Vertical profiles of aerosol properties in the summer troposphere of central Europe, scandinavia and the svalbard region

Abstract

Abstract During the Marginal Ice Zone Experiment in the Fram Strait between Greenland and Spitsbergen (MIZEX-84), the German research aircraft Falcon performed boundary-layer cloud physical and meteorological measurements. During the ferry flight from Germany to Spitsbergen and in the course of the MIZEX-experiment in June and July 1984 an aerosol payload was used to obtain vertical profiles of particle concentration and light scattering. The measurements in the Arctic summer aerosol revealed a rather uniform distribution of total particle concentration, (N), and light scattering coefficient, (σsp), over the first 6000 m of altitude.
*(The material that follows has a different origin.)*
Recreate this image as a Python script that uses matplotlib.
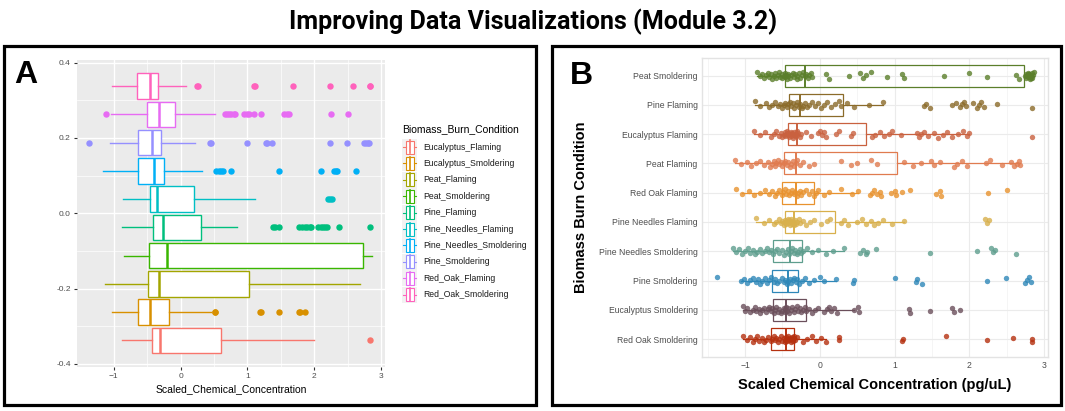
import numpy as np
import matplotlib
matplotlib.use("Agg")
import matplotlib.pyplot as plt
from matplotlib.patches import Rectangle

# ---------------- data ----------------
conditions = ["Eucalyptus_Flaming", "Eucalyptus_Smoldering", "Peat_Flaming", "Peat_Smoldering",
              "Pine_Flaming", "Pine_Needles_Flaming", "Pine_Needles_Smoldering", "Pine_Smoldering",
              "Red_Oak_Flaming", "Red_Oak_Smoldering"]
q1 = [-0.42, -0.63, -0.48, -0.47, -0.41, -0.46, -0.63, -0.64, -0.50, -0.65]
medians = [-0.31, -0.45, -0.32, -0.20, -0.26, -0.35, -0.40, -0.43, -0.32, -0.45]
q3 = [0.61, -0.18, 1.03, 2.73, 0.31, 0.20, -0.245, -0.29, -0.08, -0.34]
whisker_lo = [-0.88, -1.03, -1.13, -0.84, -0.87, -0.86, -1.16, -1.06, -1.04, -1.03]
whisker_hi = [2.00, 0.45, 2.68, 2.86, 0.84, 1.12, 0.32, 0.22, 0.51, 0.08]

euc_flaming = [-0.88, -0.80, -0.74, -0.66, -0.62, -0.58, -0.55, -0.52, -0.50, -0.48, -0.47, -0.46, -0.45,
               -0.44, -0.43, -0.42, -0.41, -0.40, -0.39, -0.38, -0.37, -0.36, -0.35, -0.34, -0.33, -0.32,
               -0.31, -0.30, -0.29, -0.27, -0.25, -0.19, -0.12, -0.03, 0.0, 0.03, 0.05, 0.08, 0.21, 0.26,
               0.41, 0.44, 0.70, 0.74, 0.80, 0.86, 0.92, 0.97, 1.08, 1.30, 1.33, 1.35, 1.39, 1.45, 1.52,
               1.58, 1.64, 1.70, 1.76, 1.85, 1.92, 1.97, 2.00, 2.84]
euc_smoldering = [-1.03, -1.00, -0.97, -0.94, -0.90, -0.87, -0.85, -0.82, -0.80, -0.78, -0.75, -0.72,
                  -0.70, -0.68, -0.66, -0.64, -0.62, -0.60, -0.58, -0.56, -0.54, -0.52, -0.50, -0.48,
                  -0.47, -0.46, -0.45, -0.44, -0.43, -0.41, -0.39, -0.37, -0.35, -0.33, -0.31, -0.29,
                  -0.27, -0.25, -0.23, -0.20, -0.18, -0.15, -0.10, -0.06, -0.02, 0.05, 0.10, 0.12, 0.15,
                  0.19, 0.23, 0.45, 0.51, 0.52, 1.19, 1.21, 1.47, 1.77, 1.79, 1.87]
peat_flaming = [-1.13, -1.05, -0.98, -0.92, -0.86, -0.80, -0.75, -0.70, -0.67, -0.64, -0.62, -0.60, -0.58,
                -0.56, -0.54, -0.52, -0.50, -0.48, -0.46, -0.44, -0.42, -0.40, -0.38, -0.36, -0.34, -0.32,
                -0.30, -0.27, -0.22, -0.15, -0.08, 0.28, 0.42, 0.50, 0.68, 0.77, 1.12, 1.24, 1.35, 1.48,
                1.52, 1.61, 1.79, 1.84, 1.90, 1.97, 2.22, 2.28, 2.44, 2.55, 2.60, 2.63, 2.66, 2.68]
peat_smoldering = [-0.84, -0.80, -0.78, -0.75, -0.72, -0.70, -0.68, -0.66, -0.64, -0.62, -0.60, -0.58,
                   -0.56, -0.55, -0.53, -0.51, -0.50, -0.48, -0.47, -0.46, -0.45, -0.44, -0.43, -0.42,
                   -0.40, -0.38, -0.36, -0.35, -0.33, -0.31, -0.30, -0.28, -0.26, -0.24, -0.22, -0.20,
                   -0.18, -0.16, -0.14, -0.12, -0.10, 0.08, 0.12, 0.39, 0.54, 0.58, 0.62, 0.68, 0.90, 1.10,
                   1.12, 1.66, 2.00, 2.24, 2.62, 2.66, 2.74, 2.75, 2.76, 2.77, 2.78, 2.79, 2.80, 2.81, 2.82,
                   2.83, 2.84, 2.85, 2.86, 2.78, 2.80, 2.82]
pine_flaming = [-0.87, -0.80, -0.72, -0.68, -0.64, -0.60, -0.56, -0.53, -0.50, -0.48, -0.46, -0.44, -0.42,
                -0.40, -0.38, -0.36, -0.34, -0.32, -0.30, -0.28, -0.26, -0.24, -0.22, -0.20, -0.17, -0.14,
                -0.10, -0.06, -0.02, 0.02, 0.06, 0.10, 0.15, 0.20, 0.25, 0.28, 0.36, 0.46, 0.66, 0.84,
                1.39, 1.42, 1.47, 1.77, 1.82, 1.87, 1.90, 1.93, 1.95, 2.05, 2.10, 2.13, 2.16, 2.19, 2.37,
                2.84]
pine_needles_flaming = [-0.86, -0.75, -0.68, -0.62, -0.58, -0.55, -0.52, -0.50, -0.48, -0.47, -0.46, -0.45,
                        -0.44, -0.43, -0.42, -0.41, -0.40, -0.39, -0.38, -0.37, -0.36, -0.35, -0.34, -0.33,
                        -0.32, -0.30, -0.28, -0.26, -0.22, -0.18, -0.13, -0.08, 0.02, 0.10, 0.14, 0.28, 0.32,
                        0.37, 0.50, 0.56, 0.62, 0.68, 0.72, 0.78, 0.84, 0.97, 1.12, 2.21, 2.24, 2.26]
pine_needles_smoldering = [-1.16, -1.12, -1.08, -1.04, -1.00, -0.96, -0.93, -0.90, -0.87, -0.84, -0.80,
                           -0.77, -0.74, -0.71, -0.68, -0.65, -0.63, -0.60, -0.57, -0.54, -0.51, -0.48,
                           -0.45, -0.43, -0.41, -0.39, -0.37, -0.35, -0.33, -0.31, -0.29, -0.27, -0.25,
                           -0.22, -0.17, -0.10, -0.02, 0.08, 0.18, 0.32, 0.53, 0.57, 0.61, 0.63, 0.75, 1.47,
                           2.10, 2.29, 2.32, 2.34, 2.62]
pine_smoldering = [-1.37, -1.06, -1.02, -0.98, -0.94, -0.90, -0.86, -0.83, -0.80, -0.77, -0.74, -0.71,
                   -0.68, -0.65, -0.62, -0.60, -0.57, -0.54, -0.51, -0.48, -0.46, -0.44, -0.42, -0.40,
                   -0.38, -0.36, -0.34, -0.32, -0.30, -0.28, -0.24, -0.20, -0.14, -0.08, 0.0, 0.05, 0.22,
                   0.44, 0.46, 1.00, 1.28, 1.30, 1.37, 2.24, 2.49, 2.74, 2.77, 2.80, 2.82]
red_oak_flaming = [-1.12, -1.04, -0.95, -0.88, -0.80, -0.74, -0.68, -0.64, -0.60, -0.57, -0.54, -0.51,
                   -0.49, -0.47, -0.45, -0.43, -0.41, -0.39, -0.37, -0.35, -0.33, -0.31, -0.29, -0.27,
                   -0.25, -0.22, -0.19, -0.15, -0.11, -0.08, -0.05, -0.02, 0.05, 0.12, 0.28, 0.43, 0.51,
                   0.67, 0.70, 0.73, 0.76, 0.80, 0.82, 0.95, 1.00, 1.02, 1.10, 1.21, 1.55, 1.60, 1.62,
                   2.25, 2.50]
red_oak_smoldering = [-1.03, -0.98, -0.94, -0.90, -0.87, -0.84, -0.81, -0.78, -0.75, -0.72, -0.69, -0.66,
                      -0.64, -0.62, -0.60, -0.58, -0.56, -0.54, -0.52, -0.50, -0.48, -0.47, -0.46, -0.45,
                      -0.44, -0.43, -0.42, -0.41, -0.40, -0.39, -0.38, -0.37, -0.36, -0.35, -0.34, -0.33,
                      -0.30, -0.22, -0.17, -0.10, -0.05, 0.02, 0.08, 0.25, 0.26, 1.10, 1.11, 1.68, 2.24,
                      2.58, 2.83, 2.84]

points = [euc_flaming, euc_smoldering, peat_flaming, peat_smoldering, pine_flaming,
          pine_needles_flaming, pine_needles_smoldering, pine_smoldering, red_oak_flaming,
          red_oak_smoldering]

# panel B ordering (top to bottom) and labels
b_order = ["Peat_Smoldering", "Pine_Flaming", "Eucalyptus_Flaming", "Peat_Flaming", "Red_Oak_Flaming",
           "Pine_Needles_Flaming", "Pine_Needles_Smoldering", "Pine_Smoldering",
           "Eucalyptus_Smoldering", "Red_Oak_Smoldering"]

colors_a = ["#F8766D", "#D89000", "#A3A500", "#39B600", "#00BF7D", "#00BFC4", "#00B0F6", "#9590FF",
            "#E76BF3", "#FF62BC"]
colors_b = ["#5B7F2B", "#8B6B2A", "#C9613F", "#E07B4F", "#E8922E", "#D8B04C", "#5E9E8E", "#2E87B8",
            "#6B4F5B", "#B5300F"]

# ---------------- figure ----------------
W, H = 1065, 411
fig = plt.figure(figsize=(W / 100, H / 100), dpi=100)
fig.patch.set_facecolor("white")
FONT = "Liberation Sans"


def fx(px):
    return px / W


def fy(py):
    return 1 - py / H


# ---------- Panel A ----------
axA = fig.add_axes([fx(77), fy(367), fx(385) - fx(77), fy(60) - fy(367)])
axA.set_facecolor("#EBEBEB")
n = len(conditions)
dodge = 0.75 / n
posA = [-0.375 + dodge * (i + 0.5) for i in range(n)]
for i in range(n):
    lo, hi = whisker_lo[i], whisker_hi[i]
    fl = [v for v in points[i] if v < lo or v > hi]
    st = dict(med=medians[i], q1=q1[i], q3=q3[i], whislo=lo, whishi=hi, fliers=fl)
    c = colors_a[i]
    axA.bxp([st], positions=[posA[i]], widths=dodge * 0.9, orientation="horizontal",
            showcaps=False, patch_artist=True,
            boxprops=dict(facecolor="white", edgecolor=c, linewidth=1.0),
            medianprops=dict(color=c, linewidth=1.8),
            whiskerprops=dict(color=c, linewidth=1.0),
            flierprops=dict(marker="o", markerfacecolor=c, markeredgecolor=c, markersize=3.6,
                            linestyle="none"),
            manage_ticks=False, zorder=3)
axA.set_xlim(-1.55, 3.06)
axA.set_ylim(-0.408, 0.407)
axA.set_xticks([-1, 0, 1, 2, 3])
axA.set_xticks([-0.5, 0.5, 1.5, 2.5], minor=True)
axA.set_yticks([-0.4, -0.2, 0.0, 0.2, 0.4])
axA.set_yticks([-0.3, -0.1, 0.1, 0.3], minor=True)
axA.set_yticklabels(["-0.4", "-0.2", "0.0", "0.2", "0.4"])
axA.grid(which="major", color="white", linewidth=1.0, zorder=0)
axA.grid(which="minor", color="white", linewidth=0.5, zorder=0)
axA.set_axisbelow(True)
for s in axA.spines.values():
    s.set_visible(False)
axA.tick_params(which="major", length=2.5, color="#333333", labelsize=6, labelcolor="#4D4D4D", pad=2)
axA.tick_params(which="minor", length=0)
for lab in axA.get_xticklabels() + axA.get_yticklabels():
    lab.set_fontfamily(FONT)
axA.set_xlabel("Scaled_Chemical_Concentration", fontsize=7.5, fontfamily=FONT, color="black",
               labelpad=3)

# ---------- Panel B ----------
axB = fig.add_axes([fx(701.7), fy(356.7), fx(1048) - fx(701.7), fy(58) - fy(356.7)])
axB.set_facecolor("white")
for j, name in enumerate(b_order):
    i = conditions.index(name)
    c = colors_b[j]
    pos = j + 1
    vals = np.array(points[i])
    k = np.arange(len(vals))
    jit = ((k * 0.6180339) % 1.0 - 0.5) * 0.24
    axB.scatter(vals, pos + jit, s=15, color=c, alpha=0.8, linewidths=0, zorder=2)
    st = dict(med=medians[i], q1=q1[i], q3=q3[i], whislo=whisker_lo[i], whishi=whisker_hi[i], fliers=[])
    axB.bxp([st], positions=[pos], widths=0.75, orientation="horizontal", showcaps=False,
            showfliers=False, patch_artist=True,
            boxprops=dict(facecolor="none", edgecolor=c, linewidth=0.9),
            medianprops=dict(color=c, linewidth=1.4),
            whiskerprops=dict(color=c, linewidth=0.9),
            manage_ticks=False, zorder=3)
axB.set_xlim(-1.58, 3.05)
axB.set_ylim(10.6, 0.4)
axB.set_xticks([-1, 0, 1, 2, 3])
axB.set_xticks([-1.5, -0.5, 0.5, 1.5, 2.5], minor=True)
axB.set_yticks(range(1, len(b_order) + 1))
axB.set_yticklabels([s.replace("_", " ") for s in b_order])
axB.grid(which="major", color="#EBEBEB", linewidth=0.8, zorder=0)
axB.grid(which="minor", axis="x", color="#F2F2F2", linewidth=0.5, zorder=0)
axB.set_axisbelow(True)
for s in axB.spines.values():
    s.set_color("#E3E3E3")
    s.set_linewidth(1.0)
axB.tick_params(which="both", length=0, labelsize=6.2, labelcolor="#4D4D4D", pad=3)
for lab in axB.get_xticklabels() + axB.get_yticklabels():
    lab.set_fontfamily(FONT)
axB.set_xlabel("Scaled Chemical Concentration (pg/uL)", fontsize=10.5, fontweight="bold",
               fontfamily=FONT, labelpad=6)
axB.set_ylabel("Biomass Burn Condition", fontsize=10.5, fontweight="bold", fontfamily=FONT,
               labelpad=8)

# ---------- overlay: frames, title, letters, legend ----------
ov = fig.add_axes([0, 0, 1, 1], zorder=10)
ov.set_xlim(0, W)
ov.set_ylim(H, 0)
ov.axis("off")
ov.patch.set_alpha(0)
ov.add_patch(Rectangle((4, 46), 532, 359, fill=False, edgecolor="black", linewidth=2.3))
ov.add_patch(Rectangle((552, 46), 509, 359, fill=False, edgecolor="black", linewidth=2.3))
ov.text(533, 22, "Improving Data Visualizations (Module 3.2)", ha="center", va="center",
        fontsize=18, fontweight="bold", fontfamily="Roboto")
ov.text(14, 75, "A", ha="left", va="center", fontsize=23, fontweight="bold", fontfamily=FONT)
ov.text(570, 76, "B", ha="left", va="center", fontsize=23, fontweight="bold", fontfamily=FONT)

# legend panel A
ov.text(402, 129, "Biomass_Burn_Condition", ha="left", va="center", fontsize=7.5, fontfamily=FONT)
for i, name in enumerate(conditions):
    yc = 147 + i * 16.4
    c = colors_a[i]
    ov.add_patch(Rectangle((402, yc - 8), 15, 16, facecolor="#F2F2F2", edgecolor="none"))
    ov.add_patch(Rectangle((405.5, yc - 6.5), 8, 13, facecolor="white", edgecolor=c, linewidth=0.8))
    ov.plot([409.5, 409.5], [yc - 6.5, yc + 6.5], color=c, linewidth=1.2)
    ov.plot([403, 405.5], [yc, yc], color=c, linewidth=0.8)
    ov.plot([413.5, 416], [yc, yc], color=c, linewidth=0.8)
    ov.text(423, yc, name, ha="left", va="center", fontsize=6.2, fontfamily=FONT, color="#1A1A1A")

fig.savefig("out.png", dpi=100)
In general, the measured values of N and σsp were of the same magnitude as above 3000 m over central and northern Europe. Higher number concentrations and light scattering around 1500 and 4500 m a.s.l. indicated preferred levels of long range transport. An air mass analysis by means of three-dimensional back trajectories from different arrival altitudes showed that most of the time the air at all levels had spent at least 4 days in the nearest 500 km about the arrival point. In general, our findings confirm the picture of the summer Arctic troposphere being an aerosol sink region with wet scavenging processes in the boundary layer eliminating the particulate matter which is imported at preferred altitudes. In contrast to the frequent transport from mid-latitude source regions in winter, summer pollution enters the Arctic infrequently allowing for long aging, horizontal and vertical mixing, and wet scavenging in the boundary layer. An analysis of an individual incursion of polluted air showed concentrations up to levels found during Arctic haze in winter and considerable horizontal inhomogeneity even several days after the air mass entered the Arctic. The ferry flight from Munich to Spitsbergen yielded the first upper tropospheric data on aerosol number and light scattering connecting the European source region with the Arctic. At the same time these data provided input to feasibility studies concerning future spaceborne aerosol sensing systems.